Les cours ouverts constituent une petite révolution. S’ils continuent de se propager, ils n’entraîneront rien de moins qu’une remise en question fondamentale du modèle de transmission du savoir qui a cours dans les universités actuellement. Qui aura envie d’être à l’université physiquement, cloisonné dans un auditorium dépourvu de fenêtres, lorsque le savoir se trouve à un clic de souris ? On doit toutefois se demander si l’acquisition des connaissances se fait aussi bien en ligne que dans une classe traditionnelle. Les étudiants qui suivent leur cours sur une tablette ou sur leur téléphone intelligent seront-ils aussi concentrés ? Se sentiront-ils aussi interpellés ? Poser la question, c’est y répondre. Si le contact avec le professeur est moins important dans un amphithéâtre que dans les groupes plus restreints, que penser de ces cours donnés par un professeur qui se trouve sur un autre continent et auquel des milliers de personnes assistent simultanément ?

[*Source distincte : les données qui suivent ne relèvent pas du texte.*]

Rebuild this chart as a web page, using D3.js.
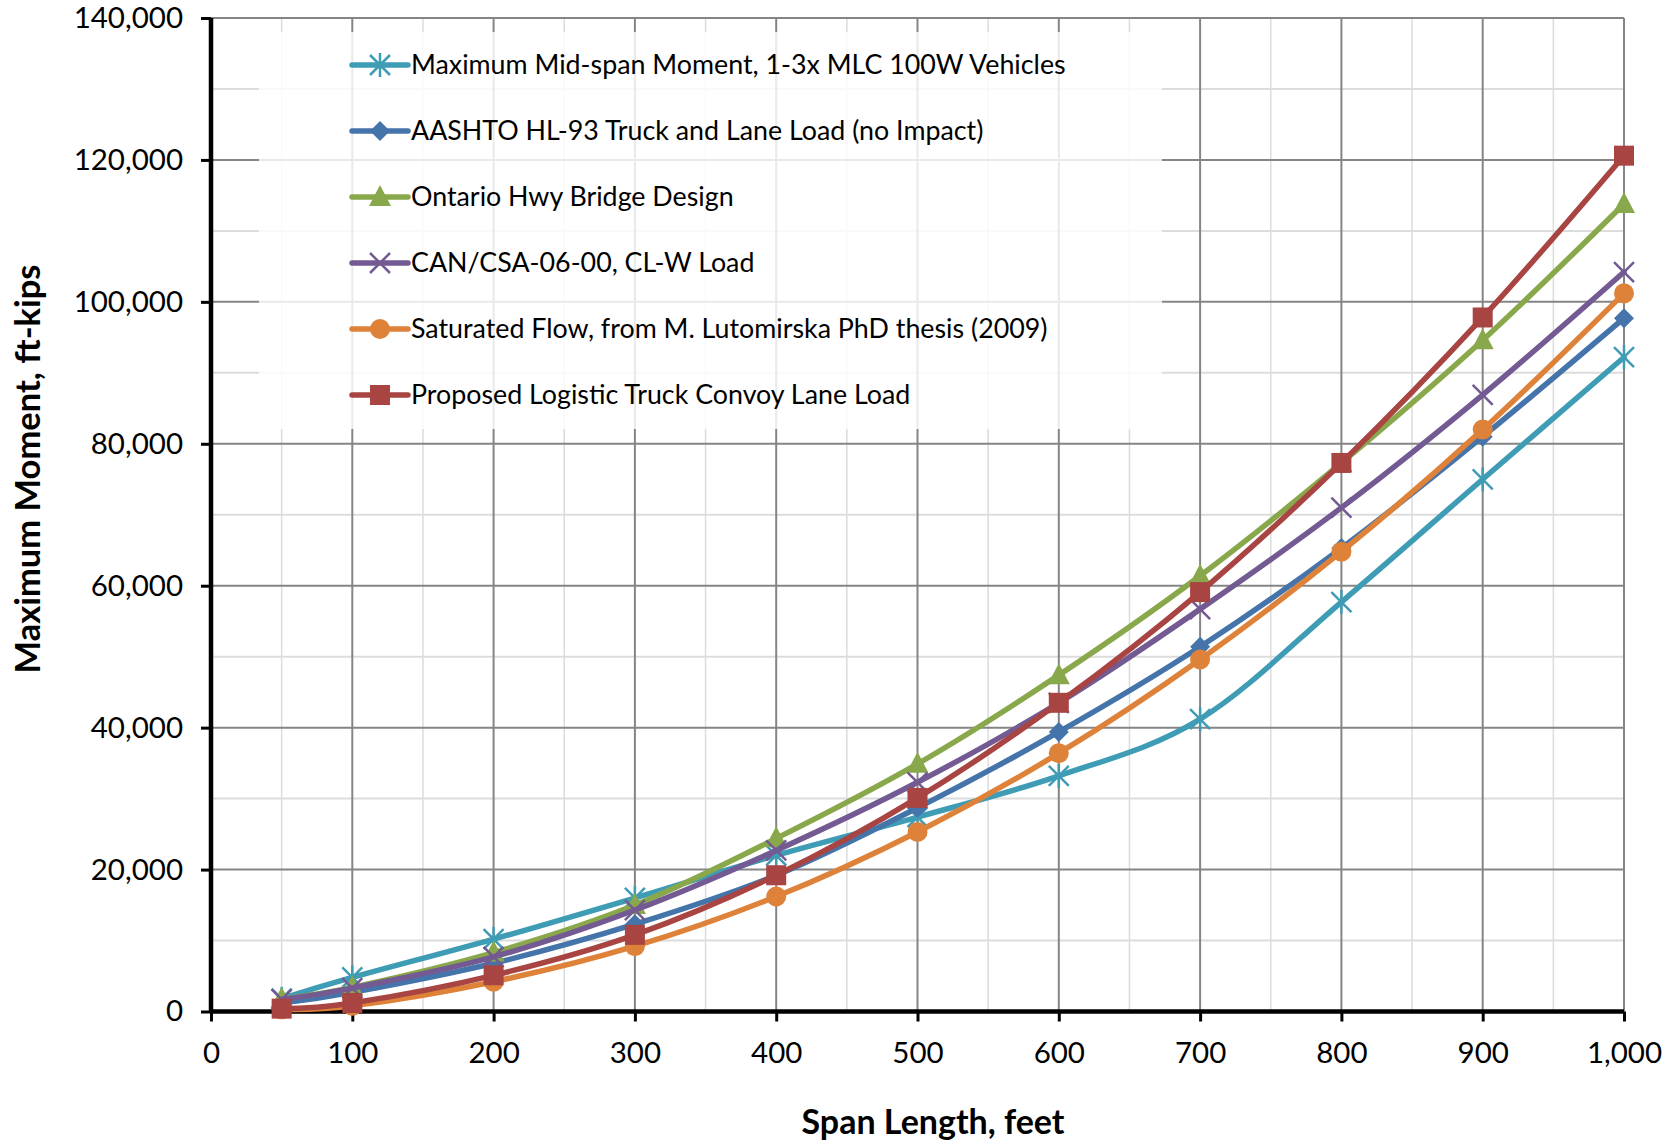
<!DOCTYPE html>
<html>
<head>
<meta charset="utf-8">
<script src="https://cdn.jsdelivr.net/npm/d3@7"></script>
<style>
  html, body { margin: 0; padding: 0; background: #fff; }
  svg { display: block; }
  text { font-family: Lato, "Open Sans", sans-serif; fill: #000; }
</style>
</head>
<body>
<svg id="chart" width="1673" height="1144"></svg>
<script>
// ---- data ----
const spans = [50, 100, 200, 300, 400, 500, 600, 700, 800, 900, 1000];
const seriesNames = [
  "Maximum Mid-span Moment, 1-3x MLC 100W Vehicles",
  "AASHTO HL-93 Truck and Lane Load (no Impact)",
  "Ontario Hwy Bridge Design",
  "CAN/CSA-06-00, CL-W Load",
  "Saturated Flow, from M. Lutomirska PhD thesis (2009)",
  "Proposed Logistic Truck Convoy Lane Load"
];
const midSpanMLC = [1800, 4800, 10200, 16000, 22000, 27400, 33200, 41200, 57700, 75000, 92200];
const aashtoHL93 = [1200, 2700, 6800, 12300, 19200, 28700, 39400, 51400, 65300, 81000, 97700];
const ontarioHwy = [1800, 3400, 8300, 15000, 24400, 34900, 47400, 61400, 77300, 94600, 113800];
const canCsaCLW  = [1700, 3300, 7700, 14300, 22700, 32300, 43500, 56700, 71000, 86900, 104200];
const saturated  = [300, 800, 4200, 9200, 16200, 25300, 36400, 49600, 64800, 82000, 101200];
const proposed   = [400, 1200, 5100, 10800, 19200, 30100, 43500, 59100, 77300, 97800, 120600];
const xTicks = [0, 100, 200, 300, 400, 500, 600, 700, 800, 900, 1000];
const yTicks = [0, 20000, 40000, 60000, 80000, 100000, 120000, 140000];
const xTitle = "Span Length, feet";
const yTitle = "Maximum Moment, ft-kips";

const seriesValues = [midSpanMLC, aashtoHL93, ontarioHwy, canCsaCLW, saturated, proposed];
const colors = ["#3f9cb5", "#4474aa", "#89a84b", "#735a93", "#de823a", "#a84442"];
const markers = ["asterisk", "diamond", "triangle", "cross", "circle", "square"];

// ---- layout ----
const svg = d3.select("#chart");
const x = d3.scaleLinear().domain([0, 1000]).range([211, 1624]);
const y = d3.scaleLinear().domain([0, 140000]).range([1011.5, 18]);
const fmt = d3.format(",");

// minor grid
const g = svg.append("g");
g.selectAll(".vminor").data(d3.range(50, 1000, 100)).enter().append("line")
  .attr("x1", d => x(d)).attr("x2", d => x(d)).attr("y1", y(140000)).attr("y2", y(0))
  .attr("stroke", "#dcdcdc").attr("stroke-width", 1.5);
g.selectAll(".hminor").data(d3.range(10000, 140000, 20000)).enter().append("line")
  .attr("x1", x(0)).attr("x2", x(1000)).attr("y1", d => y(d)).attr("y2", d => y(d))
  .attr("stroke", "#dcdcdc").attr("stroke-width", 2);
// major grid
g.selectAll(".vmajor").data(xTicks.slice(1)).enter().append("line")
  .attr("x1", d => x(d)).attr("x2", d => x(d)).attr("y1", y(140000)).attr("y2", y(0))
  .attr("stroke", "#858585").attr("stroke-width", 2);
g.selectAll(".hmajor").data(yTicks.slice(1)).enter().append("line")
  .attr("x1", x(0)).attr("x2", x(1000)).attr("y1", d => y(d)).attr("y2", d => y(d))
  .attr("stroke", "#858585").attr("stroke-width", 2);

// legend background (semi-transparent)
svg.append("rect").attr("x", 259).attr("y", 32).attr("width", 903).attr("height", 397)
  .attr("fill", "#fff").attr("opacity", 0.82);

// axes
const xAxis = d3.axisBottom(x).tickValues(xTicks).tickFormat(fmt).tickSize(10).tickPadding(21);
const yAxis = d3.axisLeft(y).tickValues(yTicks).tickFormat(fmt).tickSize(10).tickPadding(18);
const gx = svg.append("g").attr("transform", `translate(0,${y(0)})`).call(xAxis);
const gy = svg.append("g").attr("transform", `translate(${x(0)},0)`).call(yAxis);
[gx, gy].forEach(ax => {
  ax.select(".domain").attr("stroke", "#000").attr("stroke-width", 4.5);
  ax.selectAll(".tick line").attr("stroke", "#000").attr("stroke-width", 3);
  ax.selectAll(".tick text").attr("font-size", 29.5).attr("fill", "#000")
    .style("font-family", "Lato, sans-serif");
});
gx.select(".domain").attr("d", `M${x(0)},0H${x(1000)}`);
gy.select(".domain").attr("d", `M0,${y(140000)}V${y(0)}`);

// marker drawer
function drawMarker(sel, type, color) {
  if (type === "square") {
    sel.append("rect").attr("x", -10).attr("y", -10).attr("width", 20).attr("height", 20).attr("fill", color);
  } else if (type === "circle") {
    sel.append("circle").attr("r", 10).attr("fill", color);
  } else if (type === "diamond") {
    sel.append("path").attr("d", "M0,-10L10,0L0,10L-10,0Z").attr("fill", color);
  } else if (type === "triangle") {
    sel.append("path").attr("d", "M0,-12L11,9L-11,9Z").attr("fill", color);
  } else if (type === "cross") {
    sel.append("path").attr("d", "M-10,-10L10,10M-10,10L10,-10").attr("stroke", color).attr("stroke-width", 2.5).attr("fill", "none");
  } else if (type === "asterisk") {
    sel.append("path").attr("d", "M-10,-10L10,10M-10,10L10,-10M0,-12V12").attr("stroke", color).attr("stroke-width", 2.5).attr("fill", "none");
  }
}

// series
const line = d3.line().x((d, i) => x(spans[i])).y(d => y(d)).curve(d3.curveCardinal.tension(0));
seriesValues.forEach((vals, si) => {
  const sg = svg.append("g");
  sg.append("path").attr("d", line(vals)).attr("fill", "none").attr("stroke", colors[si])
    .attr("stroke-width", 5.5).attr("stroke-linecap", "round").attr("stroke-linejoin", "round");
  vals.forEach((v, i) => {
    const mg = sg.append("g").attr("transform", `translate(${x(spans[i])},${y(v)})`);
    drawMarker(mg, markers[si], colors[si]);
  });
});

// legend
const leg = svg.append("g");
seriesNames.forEach((name, i) => {
  const cy = 65 + i * 66;
  leg.append("line").attr("x1", 352).attr("x2", 408).attr("y1", cy).attr("y2", cy)
    .attr("stroke", colors[i]).attr("stroke-width", 5.5).attr("stroke-linecap", "round");
  const mg = leg.append("g").attr("transform", `translate(380,${cy})`);
  drawMarker(mg, markers[i], colors[i]);
  leg.append("text").attr("x", 411).attr("y", cy).attr("dy", "0.35em")
    .attr("font-size", 26.8).text(name);
});

// axis titles
svg.append("text").attr("x", 933).attr("y", 1122).attr("dy", "0.35em")
  .attr("text-anchor", "middle").attr("font-size", 34).attr("font-weight", "bold").text(xTitle);
svg.append("text").attr("transform", "translate(28,469) rotate(-90)").attr("dy", "0.35em")
  .attr("text-anchor", "middle").attr("font-size", 34.5).attr("font-weight", "bold").text(yTitle);
</script>
</body>
</html>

Les cours ouverts pour quelle raison?

Plus important encore, le buffet de connaissances auquel nous convient les cours ouverts en ligne ne semble pas attirer les gens pour les raisons que l’on souhaiterait. Une étude publiée en janvier dernier et réalisée par le Massachussets Institute of Technology et l’Université Harvard nous apprend que l’immense majorité (environ 95 %) des personnes inscrites ne terminent pas leurs cours et ne décrochent aucune certification. En outre, un peu plus de la moitié des inscrits consultent moins de la moitié des unités d’un cours. Pas étonnant que l’un des pionniers des cours ouverts, le fondateur de la plateforme Udacity, Sebastian Thrun, ait affirmé en décembre dernier que «les espoirs fondés sur cette nouvelle technologie avaient été démesurés» et que les CLOM le décevaient.

On aimerait voir les CLOM comme une passerelle menant à l’ascenseur social. La dématérialisation du savoir donnerait à quiconque voulant faire l’effort de s’instruire la possibilité de se hisser au sommet. Or, pour l’instant, les gens qui sont attirés par ces cours se comportent comme des consommateurs dans un centre commercial. Ils magasinent le savoir et abandonnent rapidement un cours qui ne les intéresse plus. Comme Wikipédia, les CLOM semblent répondre aux besoins des gens pour qui le savoir est plus un plaisir qu’une panacée.